Earlier, Biden and Johnson inspected the original documents related to the Atlantic Charter, which included goals of free trade, disarmament, and the right to self-determination of all people.
Johnson noted that the charter laid the foundation for the United Nations and NATO.
“Yeah, I know,” Biden replied.
‘A breath of fresh air’
Britain’s PM expressed optimism over Biden’s leadership, asserting that talks with the US leader came as a “breath of fresh air.
“It’s wonderful to listen to the Biden administration and Joe Biden because there’s so much that they want to do together with us – on security, on Nato, to climate change,” he said. “It’s fantastic.”

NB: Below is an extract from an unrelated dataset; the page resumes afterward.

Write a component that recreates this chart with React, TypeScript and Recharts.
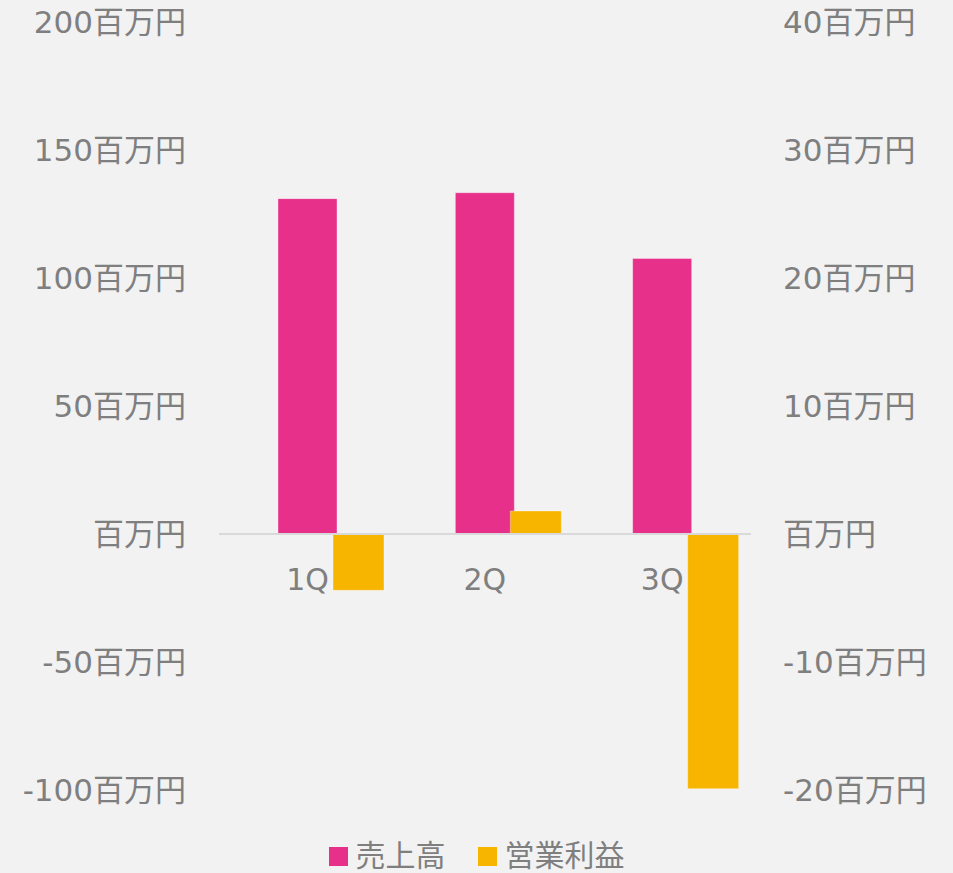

Biden said his meeting with Johnson was productive as he said the two men agreed on the importance of addressing “key challenges” including global health, climate change and cyber security.
He also said the two world leaders “affirmed the special relationship” between the US and UK.
“That is not said lightly,” he said, asserting that the pair renewed “the special relationship between our people” along with “our commitment to defending the enduring democratic values that both our nations share”.
‘Common ground’ on Northern Ireland
Of course, Brexit and the future of Northern Ireland hung over Thursday’s meeting, with Biden having warned that Ireland’s 1998 Good Friday peace accord must not be put at risk.
Johnson appeared to downplay any friction on the matter, asserting said that protecting the Northern Ireland peace agreement was “absolutely common ground” among the UK, US and European Union.